Weights and Biases Integration with Eval-Framework¶

Overview¶

The evaluation framework supports logging results to Weights and Biases (WandB) and loading registered model checkpoints.

Benefits and Enablement¶

Centralized eval tracking: Automatically log evaluation metrics
Centralized checkpoint Storage: Discover and reference checkpoints from a central location
Collaboration: Share results and models with team members through WandB’s web interface

Registered Models and Results¶

The eval-framework can load models from your WandB Model Registry and can upload results as WandB artifacts.

This enables:

Version control: Track model checkpoints with versioning and aliases
Metadata management: Store model descriptions and additional metadata per version
Centralized discovery: Browse and search models
Lineage tracking: Maintain audit trails

Storage Location¶

We currently support one of two storage backends:

WandB Cloud: Default storage in WandB’s managed infrastructure
S3-backed artifacts: S3-compatible buckets (see the Environment Variables section for AWS configuration)

Evaluation Run Logging¶

This integration automatically:

Groups runs by checkpoint name: Organizes evaluation results by model checkpoint
Logs evaluation metrics and configuration: Log metrics and run settings
Records eval-framework version: Tracks the eval-framework version used during runs
References HuggingFace upload paths: Provides a link to full result upload locations when available
Maintains model lineage: Links eval runs to a particular model and model version

Experiment details:

Runs are grouped within projects by checkpoint name and version.
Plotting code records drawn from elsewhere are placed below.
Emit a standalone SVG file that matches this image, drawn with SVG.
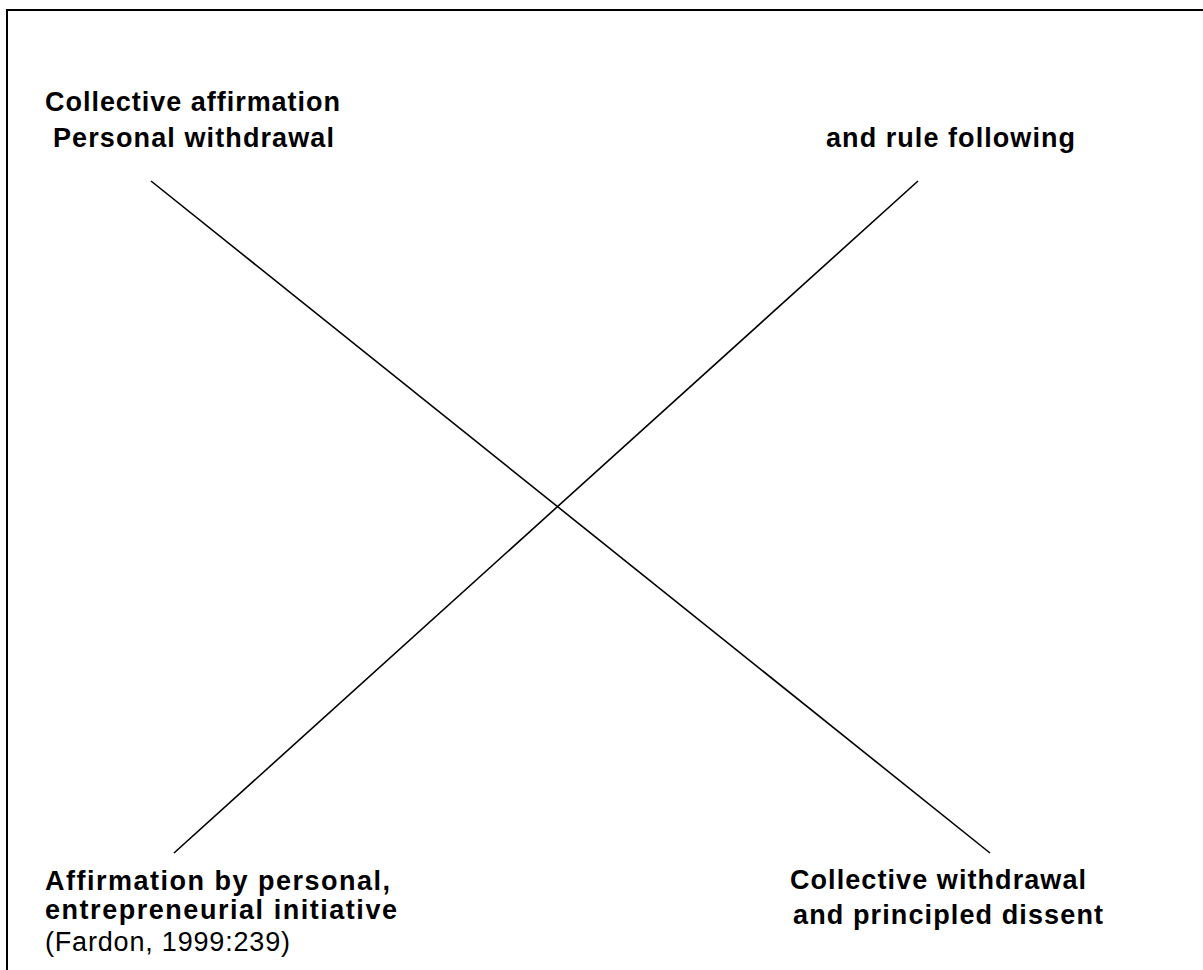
<svg xmlns="http://www.w3.org/2000/svg" width="1203" height="970" viewBox="0 0 1203 970">
  <style>
    .frame { fill: none; stroke: #000; stroke-width: 2; }
    .axis { stroke: #000; stroke-width: 1.6; fill: none; }
    .lbl { font-family: "Liberation Sans", Arial, sans-serif; font-size: 27px; font-weight: bold; fill: #000; }
    .ref { font-family: "Liberation Sans", Arial, sans-serif; font-size: 27px; font-weight: normal; fill: #000; }
  </style>
  <rect width="1203" height="970" fill="#fff"/>
  <!-- outer frame, open on the right and bottom -->
  <rect class="frame" x="7" y="10" width="1400" height="1200"/>

  <g id="connectors">
    <line class="axis" x1="151" y1="181" x2="990" y2="853"/>
    <line class="axis" x1="918" y1="181" x2="174" y2="853"/>
  </g>

  <g id="top-left">
    <text class="lbl" x="45" y="111" textLength="295" lengthAdjust="spacing">Collective affirmation</text>
    <text class="lbl" x="53" y="147" textLength="281" lengthAdjust="spacing">Personal withdrawal</text>
  </g>

  <g id="top-right">
    <text class="lbl" x="826" y="147" textLength="249" lengthAdjust="spacing">and rule following</text>
  </g>

  <g id="bottom-left">
    <text class="lbl" x="45" y="890" textLength="345" lengthAdjust="spacing">Affirmation by personal,</text>
    <text class="lbl" x="45" y="919" textLength="352" lengthAdjust="spacing">entrepreneurial initiative</text>
    <text class="ref" x="45" y="951" textLength="245" lengthAdjust="spacing">(Fardon, 1999:239)</text>
  </g>

  <g id="bottom-right">
    <text class="lbl" x="790" y="889" textLength="296" lengthAdjust="spacing">Collective withdrawal</text>
    <text class="lbl" x="793" y="924" textLength="310" lengthAdjust="spacing">and principled dissent</text>
  </g>
</svg>
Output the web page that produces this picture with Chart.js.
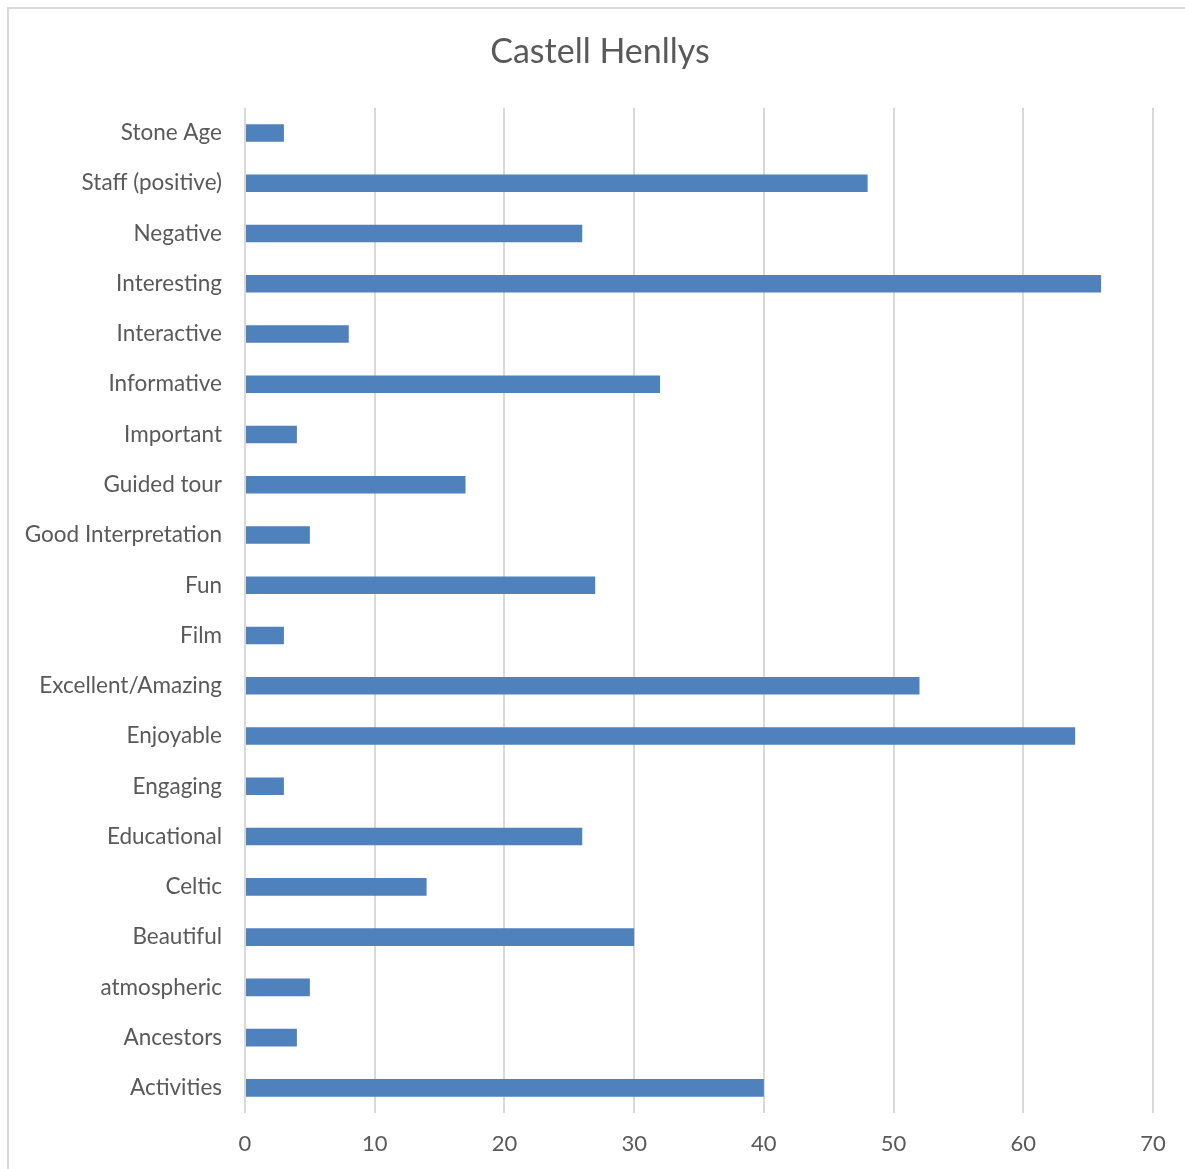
<!DOCTYPE html>
<html>
<head>
<meta charset="utf-8">
<script src="https://cdn.jsdelivr.net/npm/chart.js@4/dist/chart.umd.min.js"></script>
<style>
  html, body { margin: 0; padding: 0; background: #ffffff; }
  #wrap { position: relative; width: 1185px; height: 1169px; overflow: hidden; }
  #frame { position: absolute; left: 7px; top: 7px; width: 1200px; height: 1200px;
           border-left: 2px solid #d9d9d9; border-top: 2px solid #d9d9d9; box-sizing: border-box; }
  canvas { position: absolute; left: 0; top: 0; }
</style>
</head>
<body>
<div id="wrap">
  <div id="frame"></div>
  <canvas id="c" width="1185" height="1169"></canvas>
</div>
<script>
const chartTitle = "Castell Henllys";
const categories = [
  "Stone Age", "Staff (positive)", "Negative", "Interesting", "Interactive",
  "Informative", "Important", "Guided tour", "Good Interpretation", "Fun",
  "Film", "Excellent/Amazing", "Enjoyable", "Engaging", "Educational",
  "Celtic", "Beautiful", "atmospheric", "Ancestors", "Activities"
];
const counts = [3, 48, 26, 66, 8, 32, 4, 17, 5, 27, 3, 52, 64, 3, 26, 14, 30, 5, 4, 40];
const xMin = 0, xMax = 70, xStep = 10;

const fontFamily = "Lato, 'Open Sans', sans-serif";

// Center the title over the whole framed area rather than the padded box.
const titleCenter = {
  id: 'titleCenter',
  afterLayout(chart) {
    const t = chart.titleBlock;
    if (t) {
      t.left = 47;
      t.right = chart.chartArea.right;
      t.width = t.right - t.left;
    }
  }
};

new Chart(document.getElementById('c'), {
  type: 'bar',
  data: {
    labels: categories,
    datasets: [{
      data: counts,
      backgroundColor: '#4f81bd',
      borderWidth: 0,
      barPercentage: 0.35,
      categoryPercentage: 1.0
    }]
  },
  plugins: [titleCenter],
  options: {
    indexAxis: 'y',
    responsive: false,
    animation: false,
    layout: { padding: { top: 0, right: 32, bottom: 14, left: 0 } },
    plugins: {
      legend: { display: false },
      tooltip: { enabled: false },
      title: {
        display: true,
        text: chartTitle,
        color: '#595959',
        font: { family: fontFamily, size: 34, weight: 'normal' },
        padding: { top: 32, bottom: 35 }
      }
    },
    scales: {
      x: {
        min: xMin, max: xMax,
        ticks: { stepSize: xStep, color: '#595959', font: { family: fontFamily, size: 22 }, padding: 18 },
        grid: { color: '#d9d9d9', lineWidth: 2, drawTicks: false },
        border: { display: false },
        afterFit: (s) => { s.height = 42; }
      },
      y: {
        ticks: { color: '#595959', font: { family: fontFamily, size: 22.5 }, padding: 23, autoSkip: false },
        grid: { display: false, drawTicks: false },
        border: { display: false },
        afterFit: (s) => { s.width = 245; }
      }
    }
  }
});
</script>
</body>
</html>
Additional hierarchical groupings are available, but not limited to the following:

Language
Benchmark Task
Fewshot
Number of samples
Metric

Usage¶

WandB logging is disabled by default. To enable it, set up a valid WandB account and configure the required environment variables in your .env file:

# Weights & Biases configuration
WANDB_API_KEY="YOUR_WANDB_API_KEY_HERE"

Method 1: CLI Upload¶

Add the --wandb-project (and potentially --wandb-entity if not the default one) to your CLI command:

uv run eval_framework \
    --context local \
    --models tests/conftest.py \
    --llm-name Llama31_8B_Instruct_HF \
    --task-name ARC \
    --num-fewshot 3 \
    --num-samples 100 \
    --output-dir "./test_outputs_folder" \
    --wandb-project "my_wandb_project"

Method 2: Determined Configuration¶

Add wandb_project (and potentially wandb_entity if not the default one) as a hyperparameter in your Determined experiment config:

hyperparameters:
  experiment_name: "my_experiment"
  llm_name: "Llama31_8B_Instruct_HF"
  wandb_project: "my_wandb_project"
  task_args:
    - task_name: "ARC"
      num_fewshot: 3
      num_samples: 100

Environment Variables¶

Required:

WANDB_API_KEY: Your WandB API key from wandb.ai/authorize

Optional (for S3-backed artifacts):

AWS_ACCESS_KEY_ID
AWS_SECRET_ACCESS_KEY
AWS_ENDPOINT_URL

Note: AWS variables are only needed if using reference-backed artifacts. Direct WandB artifact storage doesn’t require them.

Custom ones:

WANDB_CACHE_SKIP: Whether to use W&B cache when downloading model artifacts (defaults to False to avoid double storage).
WANDB_ARTIFACT_DIR: Directory where model artifacts will be downloaded (if not given, a temporary one will be used).
WANDB_ARTIFACT_WAIT_TIMEOUT_SEC: How long to wait for an artifact to become available on W&B if a corresponding “-local” version of the artifact is available.